晩年て、アンタまだ四十代やろ。お爺ちゃんみたいなこと言ってさあ。でも、やっぱりその言葉が嬉しかった。

これほど優れた書き手さんが、素人の私を平等に扱ってくれたこと。「この仕事って何で僕なんですかね。もっと適した人は沢山いると思いますけど」こういう愚問(冷静に考えれば失礼な話だ)を、果たして何度したことだろう。いつも自信がなかった。自分は素人だからと卑下して、そこの線を引こうとして、よく相談したような気がする。その度、飯尾さんは「そんな風に思わなくていい。相手は、みぎさんだから頼んでるんでしょ」と応えてくれた。その分、稀に仕事をご一緒すれば一切遠慮のない人でしたが(やめろ今いいところ)、同時に裏表のない人でもあった。良いものは良い、悪いものは悪い。
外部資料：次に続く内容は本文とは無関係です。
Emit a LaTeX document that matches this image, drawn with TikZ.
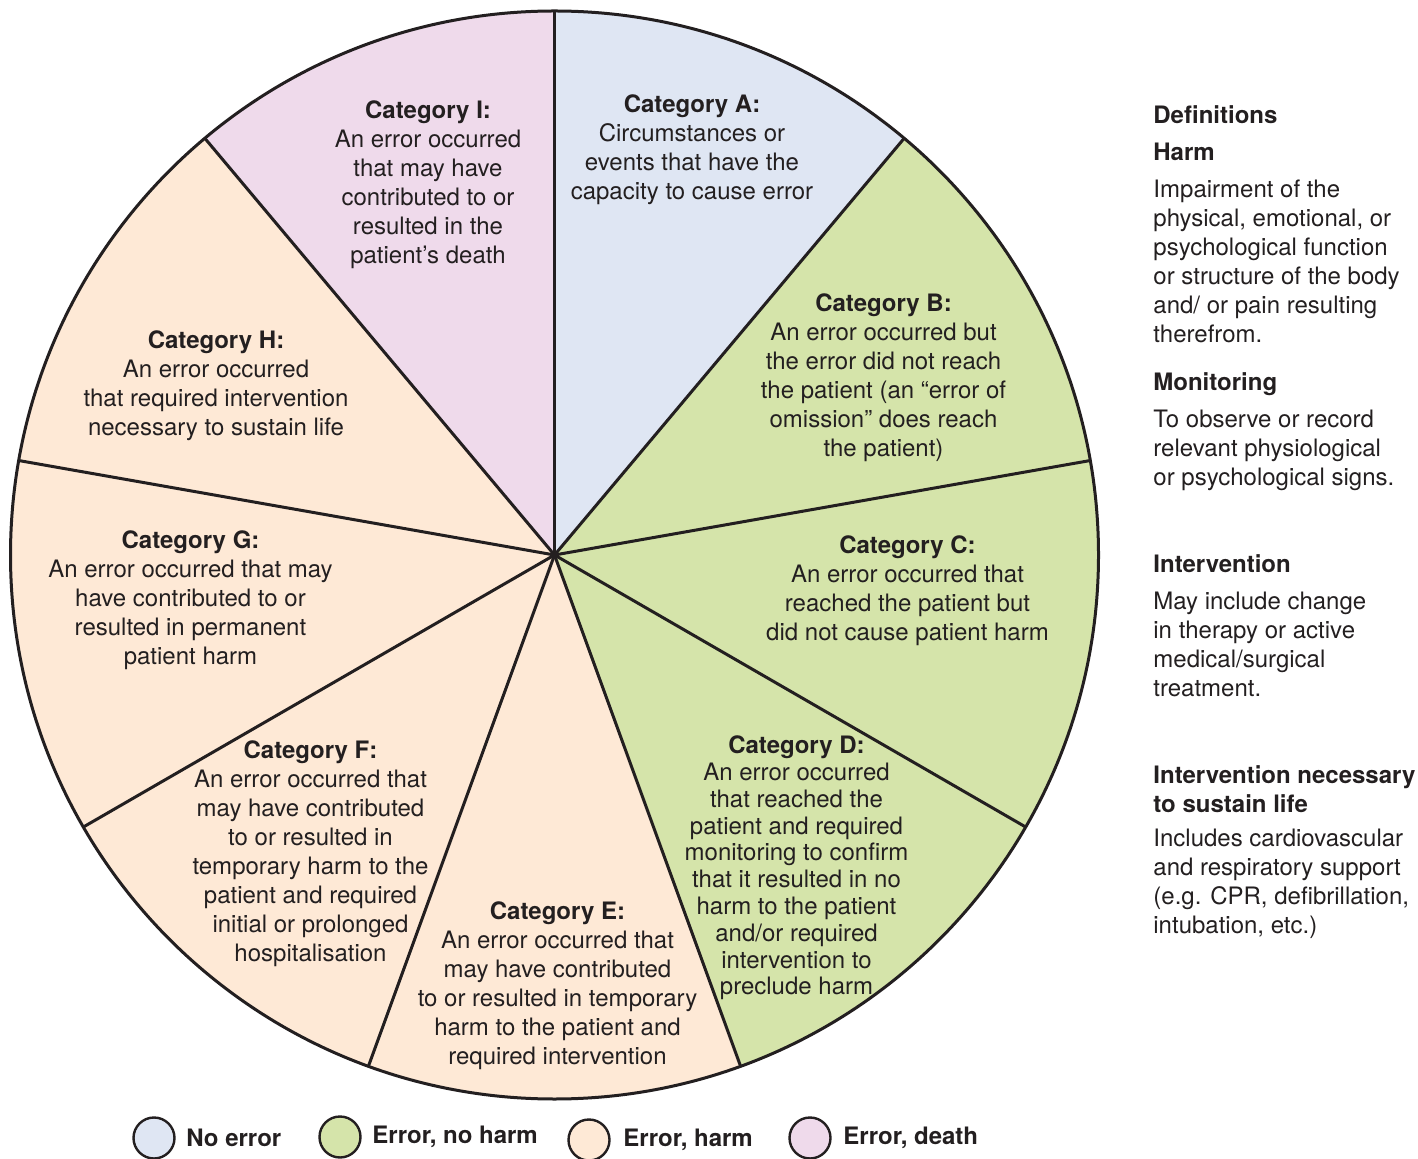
\documentclass[tikz,border=0pt]{standalone}
\usepackage{fontspec}
\setmainfont{TeX Gyre Heros}
\definecolor{txt}{HTML}{231F20}
\definecolor{cNo}{HTML}{DFE6F3}
\definecolor{cNoHarm}{HTML}{D5E4AA}
\definecolor{cHarm}{HTML}{FEE9D6}
\definecolor{cDeath}{HTML}{EFDAEB}
\begin{document}
\begin{tikzpicture}[x=0.5pt,y=-0.5pt,
  cat/.style={align=center, font=\fontsize{12}{14.5}\selectfont, text=txt, inner sep=0pt},
  catd/.style={align=center, font=\fontsize{12}{13.4}\selectfont, text=txt, inner sep=0pt},
  defhead/.style={anchor=west, align=left, font=\fontsize{12}{14.5}\selectfont\bfseries, text=txt, inner sep=0pt},
  defbody/.style={anchor=west, align=left, font=\fontsize{12}{14.5}\selectfont, text=txt, inner sep=0pt},
  spoke/.style={draw=txt, line width=1.5pt},
  legdot/.style={circle, draw=txt, line width=1.2pt, minimum size=20.5pt, inner sep=0pt},
  leglab/.style={anchor=west, font=\fontsize{12}{14.5}\selectfont\bfseries, text=txt, inner sep=0pt}]
\useasboundingbox (0,0) rectangle (1418,1159);
\coordinate (O) at (554.5,555);
\begin{scope}[shift={(O)}, x=1pt, y=1pt]
  \fill[cNo] (0,0) -- (90:272) arc[start angle=90, end angle=50, radius=272] -- cycle;
  \fill[cNoHarm] (0,0) -- (50:272) arc[start angle=50, end angle=-70, radius=272] -- cycle;
  \fill[cHarm] (0,0) -- (-70:272) arc[start angle=-70, end angle=-230, radius=272] -- cycle;
  \fill[cDeath] (0,0) -- (130:272) arc[start angle=130, end angle=90, radius=272] -- cycle;
  \foreach \a in {90,50,10,-30,-70,-110,-150,170,130}
    \draw[spoke] (0,0) -- (\a:272);
  \draw[spoke] (0,0) circle[radius=272];
\end{scope}

\node[cat] (catI) at (428,184.5) {\textbf{Category I:}\\An error occurred\\that may have\\contributed to or\\resulted in the\\patient’s death};
\node[cat] (catA) at (692,150) {\textbf{Category A:}\\Circumstances or\\events that have the\\capacity to cause error};
\node[cat] (catB) at (883.5,377.5) {\textbf{Category B:}\\An error occurred but\\the error did not reach\\the patient (an “error of\\omission” does reach\\the patient)};
\node[cat] (catC) at (907.5,591) {\textbf{Category C:}\\An error occurred that\\reached the patient but\\did not cause patient harm};
\node[catd] (catD) at (796.5,868) {\textbf{Category D:}\\An error occurred\\that reached the\\patient and required\\monitoring to confirm\\that it resulted in no\\harm to the patient\\and/or required\\intervention to\\preclude harm};
\node[cat] (catE) at (557.5,985.5) {\textbf{Category E:}\\An error occurred that\\may have contributed\\to or resulted in temporary\\harm to the patient and\\required intervention};
\node[cat] (catF) at (310.5,853.5) {\textbf{Category F:}\\An error occurred that\\may have contributed\\to or resulted in\\temporary harm to the\\patient and required\\initial or prolonged\\hospitalisation};
\node[cat] (catG) at (190.5,600) {\textbf{Category G:}\\An error occurred that may\\have contributed to or\\resulted in permanent\\patient harm};
\node[cat] (catH) at (216,385.5) {\textbf{Category H:}\\An error occurred\\that required intervention\\necessary to sustain life};

\node[defhead] (hdef) at (1153,115) {Definitions};
\node[defhead] (hharm) at (1153,152) {Harm};
\node[defbody] (bharm) at (1153,261.5) {Impairment of the\\physical, emotional, or\\psychological function\\or structure of the body\\and/ or pain resulting\\therefrom.};
\node[defhead] (hmon) at (1153,384) {Monitoring};
\node[defbody] (bmon) at (1153,450) {To observe or record\\relevant physiological\\or psychological signs.};
\node[defhead] (hint) at (1153,564) {Intervention};
\node[defbody] (bint) at (1153,644.5) {May include change\\in therapy or active\\medical/surgical\\treatment.};
\node[defhead] (hsus) at (1153,789) {Intervention necessary\\to sustain life};
\node[defbody] (bsus) at (1153,883.5) {Includes cardiovascular\\and respiratory support\\(e.g. CPR, defibrillation,\\intubation, etc.)};

\node[legdot, fill=cNo] (l1) at (154,1138) {};
\node[leglab] (t1) at (186,1138) {No error};
\node[legdot, fill=cNoHarm] (l2) at (340,1137) {};
\node[leglab] (t2) at (372,1137) {Error, no harm};
\node[legdot, fill=cHarm] (l3) at (589,1140) {};
\node[leglab] (t3) at (623,1140) {Error, harm};
\node[legdot, fill=cDeath] (l4) at (810,1138) {};
\node[leglab] (t4) at (843,1138) {Error, death};
\end{tikzpicture}
\end{document}
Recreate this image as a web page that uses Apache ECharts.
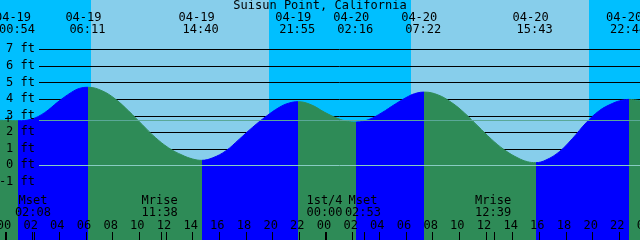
<!DOCTYPE html>
<html><head><meta charset="utf-8">
<script src="https://cdn.jsdelivr.net/npm/echarts@6/dist/echarts.min.js"></script>
<style>html,body{margin:0;padding:0;background:#00BFFF}#c{width:640px;height:240px}</style>
</head><body><div id="c"></div>
<script>
const title = 'Suisun Point, California';
// tide curve samples: hours after 04-19 00:00, feet
const sampleHours = [-0.45, 0.90, 1.90, 2.90, 3.90, 4.90, 5.50, 6.18, 7.20, 8.20, 9.20, 10.20, 11.20, 12.20, 13.20, 14.00, 14.67, 15.50, 16.50, 17.50, 18.50, 19.50, 20.50, 21.20, 21.92, 22.90, 23.90, 24.90, 25.60, 26.27, 27.20, 28.20, 29.20, 30.20, 30.80, 31.37, 32.40, 33.40, 34.40, 35.40, 36.40, 37.40, 38.40, 39.10, 39.72, 40.50, 41.50, 42.50, 43.50, 44.50, 45.50, 46.20, 46.73, 47.55];
const sampleFeet  = [2.72, 2.69, 2.78, 3.18, 3.83, 4.40, 4.64, 4.71, 4.50, 4.00, 3.28, 2.47, 1.68, 1.05, 0.62, 0.38, 0.30, 0.45, 0.88, 1.58, 2.30, 2.95, 3.50, 3.75, 3.84, 3.65, 3.20, 2.82, 2.66, 2.61, 2.76, 3.18, 3.70, 4.17, 4.36, 4.42, 4.25, 3.80, 3.15, 2.36, 1.58, 0.92, 0.44, 0.22, 0.16, 0.32, 0.82, 1.63, 2.56, 3.30, 3.74, 3.93, 3.98, 3.90];
const tideDates = ['04-19', '04-19', '04-19', '04-19', '04-20', '04-20', '04-20', '04-20'];
const tideTimes = ['00:54', '06:11', '14:40', '21:55', '02:16', '07:22', '15:43', '22:44'];
const tideKinds = ['low', 'high', 'low', 'high', 'low', 'high', 'low', 'high'];
const sunDates = ['04-19', '04-20'];
const sunriseTimes = ['06:23', '06:21'];
const sunsetTimes = ['19:43', '19:45'];
const moonDates = ['04-19', '04-19', '04-20', '04-20', '04-20'];
const moonNames = ['Mset', 'Mrise', '1st/4', 'Mset', 'Mrise'];
const moonTimes = ['02:08', '11:38', '00:00', '02:53', '12:39'];
const levelFeet = [-1, 0, 1, 2, 3, 4, 5, 6, 7];
const meanLevelFeet = 2.72;
const hourTicks = [0, 2, 4, 6, 8, 10, 12, 14, 16, 18, 20, 22, 24, 26, 28, 30, 32, 34, 36, 38, 40, 42, 44, 46, 48];

const dayIndex = {'04-19': 0, '04-20': 1};
function toHours(d, t) { const p = t.split(':').map(Number); return dayIndex[d] * 24 + p[0] + p[1] / 60; }
const tideHours = tideDates.map((d, i) => toHours(d, tideTimes[i]));
const sunriseHours = sunDates.map((d, i) => toHours(d, sunriseTimes[i]));
const sunsetHours = sunDates.map((d, i) => toHours(d, sunsetTimes[i]));
const moonHours = moonDates.map((d, i) => toHours(d, moonTimes[i]));

const C = {night: '#00BFFF', day: '#87CEEB', rise: '#0000FF', fall: '#2E8B57', mean: '#5aa898', datum: '#88ccc2', text: '#000'};
const FONT = '12px "DejaVu Sans Mono"';

const pieces = [];
pieces.push({lt: tideHours[0], color: tideKinds[0] === 'low' ? C.fall : C.rise});
for (let i = 0; i < tideHours.length; i++) {
  const color = tideKinds[i] === 'low' ? C.rise : C.fall;
  if (i < tideHours.length - 1) pieces.push({gte: tideHours[i], lt: tideHours[i + 1], color});
  else pieces.push({gte: tideHours[i], color});
}

function txt(x, y, text, align) {
  return {type: 'text', x: x, y: y, style: {text: text, font: FONT, fill: C.text, align: align || 'center', verticalAlign: 'middle'}};
}
function hline(y, x1, x2, color) {
  const yy = Math.round(y) + 0.5;
  return {type: 'line', shape: {x1: x1, y1: yy, x2: x2, y2: yy}, style: {stroke: color, lineWidth: 1}};
}

function renderBackground(params, api) {
  const cs = params.coordSys;
  const children = [];
  sunriseHours.forEach((h, i) => {
    const x0 = Math.round(api.coord([h, 0])[0]);
    const x1 = Math.round(api.coord([sunsetHours[i], 0])[0]);
    children.push({type: 'rect', shape: {x: x0, y: cs.y, width: x1 - x0, height: cs.height}, style: {fill: C.day}});
  });
  levelFeet.forEach(v => children.push(hline(api.coord([0, v])[1], 39, cs.x + cs.width, '#000')));
  return {type: 'group', children};
}

function renderForeground(params, api) {
  const cs = params.coordSys;
  const W = cs.x + cs.width;
  const children = [];
  children.push(hline(api.coord([0, 0])[1], 39, W, C.datum));
  children.push(hline(api.coord([0, meanLevelFeet])[1], 39, W, C.mean));
  children.push(txt(8, api.coord([0, meanLevelFeet])[1], '+'));
  levelFeet.forEach(v => children.push(txt(35, api.coord([0, v])[1], v + ' ft', 'right')));
  children.push(txt(320, 6, title));
  tideHours.forEach((h, i) => {
    const x = api.coord([h, 0])[0];
    children.push(txt(x - 5, 17.5, tideDates[i]));
    children.push(txt(x - 1, 29.5, tideTimes[i]));
  });
  moonHours.forEach((h, i) => {
    const x = api.coord([h, 0])[0];
    children.push(txt(x - 1.5, 201, moonNames[i]));
    children.push(txt(x - 1.5, 212.5, moonTimes[i]));
    children.push({type: 'rect', shape: {x: Math.floor(x), y: 232, width: 1, height: 8}, style: {fill: '#000'}});
  });
  hourTicks.forEach(h => {
    const x = api.coord([h, 0])[0];
    children.push(txt(x - 2, 225.5, String(h % 24).padStart(2, '0')));
    const mid = h % 24 === 0;
    children.push({type: 'rect', shape: {x: Math.floor(x) - (mid ? 1 : 0), y: 232, width: mid ? 2 : 1, height: 8}, style: {fill: '#000'}});
  });
  return {type: 'group', children};
}

const chart = echarts.init(document.getElementById('c'), null, {renderer: 'canvas'});
chart.setOption({
  animation: false,
  backgroundColor: C.night,
  grid: {left: 0, right: 0, top: 0, bottom: 0},
  xAxis: {type: 'value', min: -0.45, max: 47.55, show: false},
  yAxis: {type: 'value', min: -4.51, max: 9.98, show: false},
  visualMap: {type: 'piecewise', show: false, dimension: 0, seriesIndex: 1, pieces: pieces},
  series: [
    {type: 'custom', z: 0, silent: true, renderItem: renderBackground, data: [[0, 0]]},
    {type: 'line', z: 2, silent: true, smooth: 0.4, symbol: 'none', showSymbol: false,
     data: sampleHours.map((h, i) => [h, sampleFeet[i]]),
     lineStyle: {width: 1}, areaStyle: {opacity: 1, origin: 'start'}},
    {type: 'custom', z: 5, silent: true, renderItem: renderForeground, data: [[0, 0]]}
  ]
});
</script>
</body></html>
そういう想いを、忖度なく伝えてくれる。また、良いものにプロも素人も関係ない。例え素人だろうが、凄いものは凄いと言葉にしてくれる。それを、誰よりもプロとしての「誇り」を持っている人が姿勢として示すことは、たぶん普通のことじゃなかったはずだ。

そこに「誠実さ」があれば、飯尾さんは認めてくれた。

ああ....結局、自分の話ばかりだ。長々とごめんなさい。でもさ、客観的に飯尾さんの功績を淡々と語る記事なんて皆読みたい?面白くないよ絶対(完全に誤った言葉選び)。どうせなら、血の通った文章を書きたかった。自分が知っている飯尾篤史という偉大なるライターを、今度は自分が言葉にして残すべきだと思ったんだ。

本当に今日で辞めるの?もう「飯尾篤史」のクレジットされた記事を読むことはないんだと思うと、そんなサッカー界でいいんかい!と、急に腹立ってきたんだけど。

今、5月31日の夜中3時。なんとか引退日に間に合った。

飯尾さん、本当にお疲れ様でした。......馬鹿やろう、なんか今になって泣けてきた。明日(いや今日)も仕事だよ俺。最後にアブレイユ(西武の抑えピッチャー)とトレンド入りしたこと、ずっとネタにしていきましょう。あと、「みぎさん、鳥栖対名古屋戦さ、鳥栖まで一緒に観に行く?」と聞かれて妻に突撃したものの、「頭イカれてんじゃないの」と一蹴されたこと、良い思い出です。飯尾ブランド、素人に全然効き目なくてワロタ。

良かった。まあまあいい文章書けた。貴方が声をかけた最初で最後の素人が、一人で夜な夜な必死に書いたよ。

でももう文章で応えてはくれないのか。寂しい本当に。